RAW DATA »
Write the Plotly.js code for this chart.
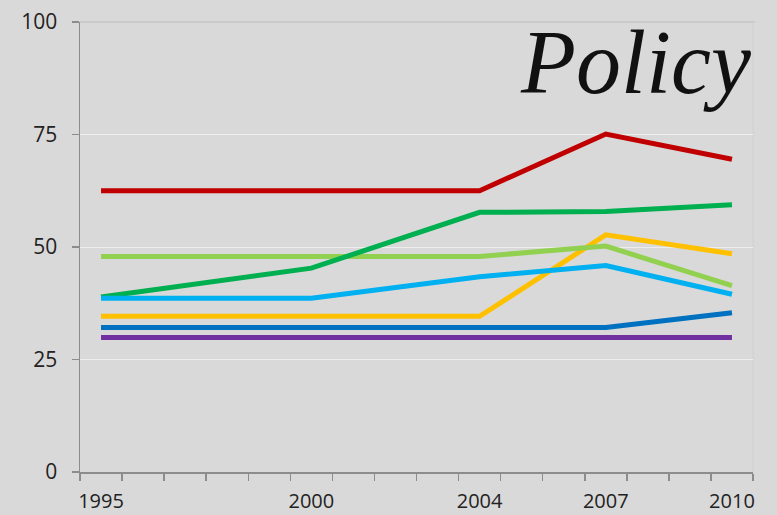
<!DOCTYPE html>
<html>
<head>
<meta charset="utf-8">
<script src="https://cdn.plot.ly/plotly-3.0.1.min.js"></script>
<style>
  html, body { margin: 0; padding: 0; background: #d9d9d9; }
  #chart { width: 777px; height: 515px; }
</style>
</head>
<body>
<div id="chart"></div>
<script>
// Data
var years = [1995, 2000, 2004, 2007, 2010];
var tickLabels = ["1995", "2000", "2004", "2007", "2010"];
var yTicks = [0, 25, 50, 75, 100];

var red        = [62.5, 62.5, 62.5, 75.1, 69.5];
var yellow     = [34.6, 34.6, 34.6, 52.7, 48.5];
var lightGreen = [47.9, 47.9, 47.9, 50.2, 41.4];
var green      = [38.9, 45.3, 57.7, 57.9, 59.4];
var lightBlue  = [38.6, 38.6, 43.4, 45.9, 39.5];
var darkBlue   = [32.1, 32.1, 32.1, 32.1, 35.4];
var purple     = [29.9, 29.9, 29.9, 29.9, 29.9];

var series = [
  {name: "Red", y: red, color: "#c00000"},
  {name: "Yellow", y: yellow, color: "#ffc000"},
  {name: "Light green", y: lightGreen, color: "#92d050"},
  {name: "Green", y: green, color: "#00b050"},
  {name: "Light blue", y: lightBlue, color: "#00b0f0"},
  {name: "Dark blue", y: darkBlue, color: "#0070c0"},
  {name: "Purple", y: purple, color: "#7030a0"}
];

var traces = series.map(function (s) {
  return {
    type: "scatter",
    mode: "lines",
    name: s.name,
    x: years,
    y: s.y,
    line: {color: s.color, width: 5, shape: "linear"},
    hoverinfo: "x+y+name"
  };
});

var layout = {
  width: 777,
  height: 515,
  paper_bgcolor: "#d9d9d9",
  plot_bgcolor: "#d9d9d9",
  showlegend: false,
  margin: {l: 80, r: 24, t: 22, b: 43, pad: 0},
  font: {family: "Open Sans, sans-serif", color: "#222222"},
  xaxis: {
    type: "linear",
    range: [1994.5, 2010.5],
    tickmode: "array",
    tickvals: years,
    ticktext: tickLabels,
    ticks: "",
    ticklabelstandoff: 10,
    tickfont: {size: 20, color: "#222222"},
    showgrid: false,
    zeroline: false,
    showline: true,
    linecolor: "#8c8c8c",
    linewidth: 1.5,
    minor: {
      tickmode: "linear",
      tick0: 1994.5,
      dtick: 1,
      ticks: "outside",
      ticklen: 7,
      tickwidth: 1.5,
      tickcolor: "#8c8c8c",
      showgrid: false
    },
    fixedrange: true
  },
  yaxis: {
    range: [0, 100],
    tickmode: "array",
    tickvals: yTicks,
    ticktext: yTicks.map(String),
    ticks: "outside",
    ticklen: 7,
    tickwidth: 1.5,
    tickcolor: "#8c8c8c",
    ticklabelstandoff: 10,
    tickfont: {size: 21, color: "#222222"},
    showgrid: true,
    gridcolor: "#eeeeee",
    gridwidth: 1,
    zeroline: false,
    showline: true,
    linecolor: "#8c8c8c",
    linewidth: 1.5,
    fixedrange: true
  },
  shapes: [
    {type: "line", xref: "paper", yref: "paper", x0: 0, x1: 1.003, y0: 1, y1: 1,
     line: {color: "#c4c4c4", width: 1.5}, layer: "below"},
    {type: "line", xref: "paper", yref: "paper", x0: 1, x1: 1, y0: 0, y1: 1,
     line: {color: "#d0d0d0", width: 1}, layer: "below"}
  ],
  annotations: [
    {
      text: "Policy",
      xref: "paper", yref: "paper",
      x: 1, y: 1,
      xanchor: "right", yanchor: "top",
      xshift: 0, yshift: 11,
      showarrow: false,
      font: {family: "Liberation Serif, serif", size: 90, color: "#111111", style: "italic"}
    }
  ]
};

Plotly.newPlot("chart", traces, layout, {displayModeBar: false, staticPlot: true});
</script>
</body>
</html>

WHAT YOU SHOULD DO »
Using the data above, write out every line exactly, leaving the images behind.

RESPONSE TO THE EXERCISE »
Write the Plotly.js code for this chart.
<!DOCTYPE html>
<html>
<head>
<meta charset="utf-8">
<script src="https://cdn.plot.ly/plotly-3.0.1.min.js"></script>
<style>
  html, body { margin: 0; padding: 0; background: #d9d9d9; }
  #chart { width: 777px; height: 515px; }
</style>
</head>
<body>
<div id="chart"></div>
<script>
// Data
var years = [1995, 2000, 2004, 2007, 2010];
var tickLabels = ["1995", "2000", "2004", "2007", "2010"];
var yTicks = [0, 25, 50, 75, 100];

var red        = [62.5, 62.5, 62.5, 75.1, 69.5];
var yellow     = [34.6, 34.6, 34.6, 52.7, 48.5];
var lightGreen = [47.9, 47.9, 47.9, 50.2, 41.4];
var green      = [38.9, 45.3, 57.7, 57.9, 59.4];
var lightBlue  = [38.6, 38.6, 43.4, 45.9, 39.5];
var darkBlue   = [32.1, 32.1, 32.1, 32.1, 35.4];
var purple     = [29.9, 29.9, 29.9, 29.9, 29.9];

var series = [
  {name: "Red", y: red, color: "#c00000"},
  {name: "Yellow", y: yellow, color: "#ffc000"},
  {name: "Light green", y: lightGreen, color: "#92d050"},
  {name: "Green", y: green, color: "#00b050"},
  {name: "Light blue", y: lightBlue, color: "#00b0f0"},
  {name: "Dark blue", y: darkBlue, color: "#0070c0"},
  {name: "Purple", y: purple, color: "#7030a0"}
];

var traces = series.map(function (s) {
  return {
    type: "scatter",
    mode: "lines",
    name: s.name,
    x: years,
    y: s.y,
    line: {color: s.color, width: 5, shape: "linear"},
    hoverinfo: "x+y+name"
  };
});

var layout = {
  width: 777,
  height: 515,
  paper_bgcolor: "#d9d9d9",
  plot_bgcolor: "#d9d9d9",
  showlegend: false,
  margin: {l: 80, r: 24, t: 22, b: 43, pad: 0},
  font: {family: "Open Sans, sans-serif", color: "#222222"},
  xaxis: {
    type: "linear",
    range: [1994.5, 2010.5],
    tickmode: "array",
    tickvals: years,
    ticktext: tickLabels,
    ticks: "",
    ticklabelstandoff: 10,
    tickfont: {size: 20, color: "#222222"},
    showgrid: false,
    zeroline: false,
    showline: true,
    linecolor: "#8c8c8c",
    linewidth: 1.5,
    minor: {
      tickmode: "linear",
      tick0: 1994.5,
      dtick: 1,
      ticks: "outside",
      ticklen: 7,
      tickwidth: 1.5,
      tickcolor: "#8c8c8c",
      showgrid: false
    },
    fixedrange: true
  },
  yaxis: {
    range: [0, 100],
    tickmode: "array",
    tickvals: yTicks,
    ticktext: yTicks.map(String),
    ticks: "outside",
    ticklen: 7,
    tickwidth: 1.5,
    tickcolor: "#8c8c8c",
    ticklabelstandoff: 10,
    tickfont: {size: 21, color: "#222222"},
    showgrid: true,
    gridcolor: "#eeeeee",
    gridwidth: 1,
    zeroline: false,
    showline: true,
    linecolor: "#8c8c8c",
    linewidth: 1.5,
    fixedrange: true
  },
  shapes: [
    {type: "line", xref: "paper", yref: "paper", x0: 0, x1: 1.003, y0: 1, y1: 1,
     line: {color: "#c4c4c4", width: 1.5}, layer: "below"},
    {type: "line", xref: "paper", yref: "paper", x0: 1, x1: 1, y0: 0, y1: 1,
     line: {color: "#d0d0d0", width: 1}, layer: "below"}
  ],
  annotations: [
    {
      text: "Policy",
      xref: "paper", yref: "paper",
      x: 1, y: 1,
      xanchor: "right", yanchor: "top",
      xshift: 0, yshift: 11,
      showarrow: false,
      font: {family: "Liberation Serif, serif", size: 90, color: "#111111", style: "italic"}
    }
  ]
};

Plotly.newPlot("chart", traces, layout, {displayModeBar: false, staticPlot: true});
</script>
</body>
</html>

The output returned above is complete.